Colin Chapman, founder of Lotus Cars, exemplified this mindset in mechanical engineering. His design philosophy, "Simplify, then add lightness", captured the essence of functional elegance. He did not merely reduce weight. He removed the unnecessary while reinforcing performance. The result was a lineage of machines that felt precise, alive, and brutally honest in their purpose.
Modern Missteps
Contemporary teams often confuse "clean" with "sound." A frontend interface may appear tidy and responsive, while hiding brittle backends, poor error handling, or lack of proper observability. These systems shine during demos but unravel under sustained load or unexpected conditions.
A typical example might involve a microservices-based platform with beautiful user flows but no centralised observability, no graceful degradation strategy, and no clear fault domains. Clean on the outside, chaotic underneath. Cleanliness in presentation does not equate to structural integrity. They optimise for surface clarity at the expense of foundational strength. The outcome may impress during a demo, but it rarely holds under pressure.
A truly simple system does not surprise its users or its operators. It offers predictability, coherence, and room for change.
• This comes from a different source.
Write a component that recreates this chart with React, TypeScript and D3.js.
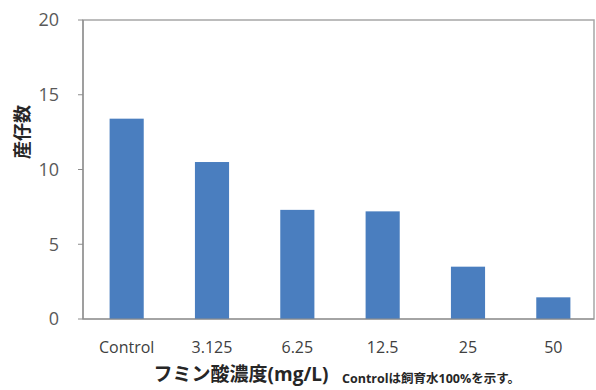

Cost, Quality, and the True Measure of Simplicity
Simplicity aligns closely with cost and quality. Simplistic solutions tend to externalise cost, passing it to operations, users, or future maintainers. A simple system, by contrast, internalises complexity and absorbs the cost of clarity. It preserves quality by front-loading effort, rather than deferring it.
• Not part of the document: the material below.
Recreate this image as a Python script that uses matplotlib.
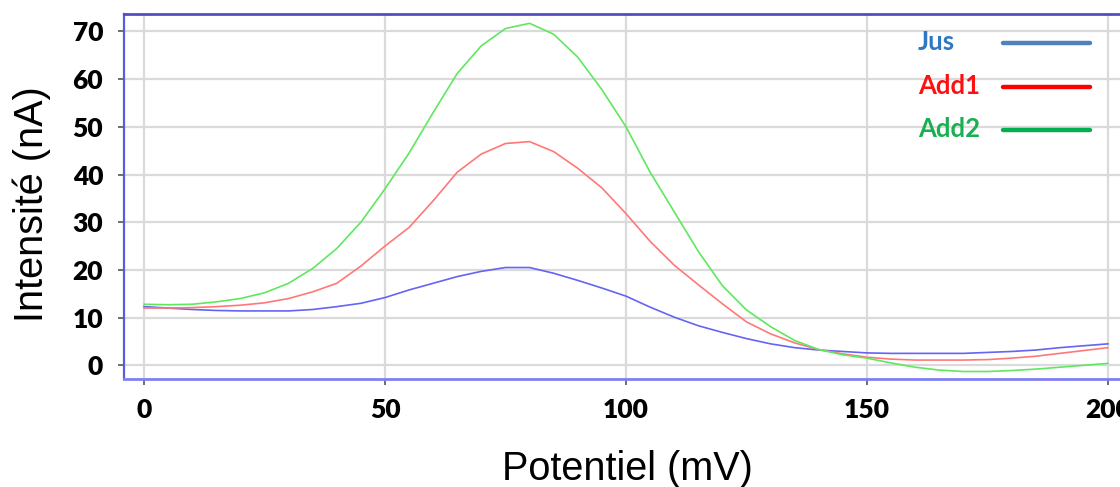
import matplotlib
matplotlib.use("Agg")
import matplotlib.pyplot as plt
from matplotlib.lines import Line2D

# Potentiel (mV), pas de 5 mV
potentiel = list(range(0, 205, 5))

jus = [12.3, 12.0, 11.7, 11.5, 11.4, 11.4, 11.4, 11.7, 12.3, 13.0,
       14.2, 15.8, 17.2, 18.6, 19.7, 20.5, 20.5, 19.3, 17.8, 16.2,
       14.5, 12.2, 10.1, 8.3, 6.9, 5.6, 4.5, 3.7, 3.2, 2.9,
       2.6, 2.5, 2.5, 2.5, 2.5, 2.7, 2.9, 3.2, 3.7, 4.1, 4.5]

add1 = [12.0, 12.0, 12.1, 12.3, 12.6, 13.1, 14.0, 15.4, 17.2, 20.8,
        25.0, 28.9, 34.5, 40.5, 44.3, 46.5, 46.9, 44.8, 41.3, 37.2,
        31.8, 26.0, 21.0, 16.9, 12.9, 9.1, 6.6, 4.7, 3.3, 2.4,
        1.7, 1.3, 1.1, 1.1, 1.1, 1.2, 1.5, 1.9, 2.5, 3.1, 3.7]

add2 = [12.8, 12.7, 12.8, 13.3, 14.0, 15.2, 17.2, 20.3, 24.5, 30.0,
        37.0, 44.5, 53.0, 61.2, 67.0, 70.6, 71.7, 69.4, 64.6, 57.8,
        50.0, 40.5, 32.2, 23.9, 16.7, 11.6, 8.1, 5.2, 3.3, 2.2,
        1.5, 0.5, -0.4, -1.0, -1.3, -1.3, -1.1, -0.8, -0.4, 0.0, 0.4]

xticks = [0, 50, 100, 150, 200]
yticks = [0, 10, 20, 30, 40, 50, 60, 70]

noms = ["Jus", "Add1", "Add2"]
couleurs_courbes = ["#6464f5", "#ff7878", "#5fe85f"]
couleurs_legende = ["#4f81bd", "#ff0000", "#00b050"]
couleurs_texte = ["#2f78c4", "#ff1010", "#18b050"]

W, H = 1120, 487
fig = plt.figure(figsize=(W / 100, H / 100), dpi=100)
ax = fig.add_axes([124 / W, 1 - 379 / H, 996 / W, 365 / H])

for serie, c in zip([jus, add1, add2], couleurs_courbes):
    ax.plot(potentiel, serie, color=c, lw=1.2, zorder=3)

ax.set_xlim(-4.15, 202.5)
ax.set_ylim(-2.87, 73.65)
ax.set_xticks(xticks)
ax.set_yticks(yticks)
ax.grid(True, color="#dadada", lw=1.6)
ax.set_axisbelow(True)

for lab in ax.get_xticklabels() + ax.get_yticklabels():
    lab.set_fontfamily("Lato")
    lab.set_fontweight("heavy")
    lab.set_fontsize(19)
ax.tick_params(axis="y", length=4, width=1.2, color="#555555", pad=11)
ax.tick_params(axis="x", length=4, width=1.2, color="#555555", pad=10)

ax.spines["right"].set_visible(False)
ax.spines["left"].set_color("#5b5be0")
ax.spines["left"].set_linewidth(1.6)
ax.spines["top"].set_color("#5050c0")
ax.spines["top"].set_linewidth(2.0)
ax.spines["bottom"].set_color("#8080f5")
ax.spines["bottom"].set_linewidth(2.0)

ax.set_xlabel("Potentiel (mV)", family="Liberation Sans", fontsize=28.5)
ax.set_ylabel("Intensité (nA)", family="Liberation Sans", fontsize=28.5)
ax.xaxis.set_label_coords(0.505, -0.195)
ax.yaxis.set_label_coords(-0.073, 0.478)

# legende : nom a gauche, trait a droite
leg_y = [42, 86, 129]
for nom, ct, cl, y in zip(noms, couleurs_texte, couleurs_legende, leg_y):
    fig.text(918 / W, 1 - y / H, nom, color=ct, family="Lato",
             weight="bold", fontsize=18.5, ha="left", va="center")
    fig.add_artist(Line2D([1003 / W, 1090 / W], [1 - (y + 1) / H] * 2,
                          transform=fig.transFigure, color=cl, lw=3.2,
                          solid_capstyle="round"))

fig.savefig("out.png", dpi=100)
Conclusion: The Responsible Path
Choosing simplicity over simplification sends a clear signal. One that echoes the earlier theme of architectural inevitability, where the solution feels so natural, so fitting, that no alternative can rival its clarity:
- That elegance and engineering need not be in conflict.
- That clarity does not require the sacrifice of capability.
- That reducing waste does not mean abandoning rigour.
In an increasingly complex world, the simple path is not naive. It is the most responsible one.
The elegance of the simple solution lies not in its appearance, but in its inevitability.